Exercise goal →
Make an exact copy of the entries below.

_ _ _ _ _

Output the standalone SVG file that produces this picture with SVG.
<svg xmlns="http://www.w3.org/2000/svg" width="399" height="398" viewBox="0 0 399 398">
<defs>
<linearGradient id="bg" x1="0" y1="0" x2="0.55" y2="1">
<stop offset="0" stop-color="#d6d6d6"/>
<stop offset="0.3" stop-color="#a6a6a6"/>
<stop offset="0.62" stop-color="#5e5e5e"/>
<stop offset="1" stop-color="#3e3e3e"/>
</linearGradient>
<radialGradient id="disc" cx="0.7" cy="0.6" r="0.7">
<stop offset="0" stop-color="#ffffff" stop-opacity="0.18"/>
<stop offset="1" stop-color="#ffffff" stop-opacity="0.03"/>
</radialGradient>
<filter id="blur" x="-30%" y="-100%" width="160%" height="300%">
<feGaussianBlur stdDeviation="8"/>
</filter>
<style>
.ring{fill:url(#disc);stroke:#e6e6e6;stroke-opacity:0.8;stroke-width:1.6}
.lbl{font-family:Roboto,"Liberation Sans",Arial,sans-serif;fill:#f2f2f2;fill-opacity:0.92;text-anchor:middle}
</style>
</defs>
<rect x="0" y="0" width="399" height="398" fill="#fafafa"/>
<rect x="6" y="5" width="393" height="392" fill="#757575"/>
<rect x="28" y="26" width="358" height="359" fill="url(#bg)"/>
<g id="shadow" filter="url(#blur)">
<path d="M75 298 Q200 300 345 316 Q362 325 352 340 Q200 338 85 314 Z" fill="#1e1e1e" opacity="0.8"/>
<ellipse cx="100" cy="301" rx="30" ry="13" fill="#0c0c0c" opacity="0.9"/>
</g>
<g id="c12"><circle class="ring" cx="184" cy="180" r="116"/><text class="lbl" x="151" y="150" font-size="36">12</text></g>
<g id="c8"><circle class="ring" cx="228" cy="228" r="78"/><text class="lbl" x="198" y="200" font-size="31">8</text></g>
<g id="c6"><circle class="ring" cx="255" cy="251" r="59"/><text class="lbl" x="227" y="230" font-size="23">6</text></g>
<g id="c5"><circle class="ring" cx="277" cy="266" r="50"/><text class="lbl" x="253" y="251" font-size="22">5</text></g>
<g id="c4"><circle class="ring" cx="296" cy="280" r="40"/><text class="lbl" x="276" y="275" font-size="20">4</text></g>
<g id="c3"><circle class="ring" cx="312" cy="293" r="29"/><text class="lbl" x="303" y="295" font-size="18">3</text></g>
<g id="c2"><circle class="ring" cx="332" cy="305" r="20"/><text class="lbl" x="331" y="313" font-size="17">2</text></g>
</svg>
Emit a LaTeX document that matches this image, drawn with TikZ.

_ _ _ _ _

Finished exercise →
Output the standalone SVG file that produces this picture with SVG.
<svg xmlns="http://www.w3.org/2000/svg" width="399" height="398" viewBox="0 0 399 398">
<defs>
<linearGradient id="bg" x1="0" y1="0" x2="0.55" y2="1">
<stop offset="0" stop-color="#d6d6d6"/>
<stop offset="0.3" stop-color="#a6a6a6"/>
<stop offset="0.62" stop-color="#5e5e5e"/>
<stop offset="1" stop-color="#3e3e3e"/>
</linearGradient>
<radialGradient id="disc" cx="0.7" cy="0.6" r="0.7">
<stop offset="0" stop-color="#ffffff" stop-opacity="0.18"/>
<stop offset="1" stop-color="#ffffff" stop-opacity="0.03"/>
</radialGradient>
<filter id="blur" x="-30%" y="-100%" width="160%" height="300%">
<feGaussianBlur stdDeviation="8"/>
</filter>
<style>
.ring{fill:url(#disc);stroke:#e6e6e6;stroke-opacity:0.8;stroke-width:1.6}
.lbl{font-family:Roboto,"Liberation Sans",Arial,sans-serif;fill:#f2f2f2;fill-opacity:0.92;text-anchor:middle}
</style>
</defs>
<rect x="0" y="0" width="399" height="398" fill="#fafafa"/>
<rect x="6" y="5" width="393" height="392" fill="#757575"/>
<rect x="28" y="26" width="358" height="359" fill="url(#bg)"/>
<g id="shadow" filter="url(#blur)">
<path d="M75 298 Q200 300 345 316 Q362 325 352 340 Q200 338 85 314 Z" fill="#1e1e1e" opacity="0.8"/>
<ellipse cx="100" cy="301" rx="30" ry="13" fill="#0c0c0c" opacity="0.9"/>
</g>
<g id="c12"><circle class="ring" cx="184" cy="180" r="116"/><text class="lbl" x="151" y="150" font-size="36">12</text></g>
<g id="c8"><circle class="ring" cx="228" cy="228" r="78"/><text class="lbl" x="198" y="200" font-size="31">8</text></g>
<g id="c6"><circle class="ring" cx="255" cy="251" r="59"/><text class="lbl" x="227" y="230" font-size="23">6</text></g>
<g id="c5"><circle class="ring" cx="277" cy="266" r="50"/><text class="lbl" x="253" y="251" font-size="22">5</text></g>
<g id="c4"><circle class="ring" cx="296" cy="280" r="40"/><text class="lbl" x="276" y="275" font-size="20">4</text></g>
<g id="c3"><circle class="ring" cx="312" cy="293" r="29"/><text class="lbl" x="303" y="295" font-size="18">3</text></g>
<g id="c2"><circle class="ring" cx="332" cy="305" r="20"/><text class="lbl" x="331" y="313" font-size="17">2</text></g>
</svg>
Emit a LaTeX document that matches this image, drawn with TikZ.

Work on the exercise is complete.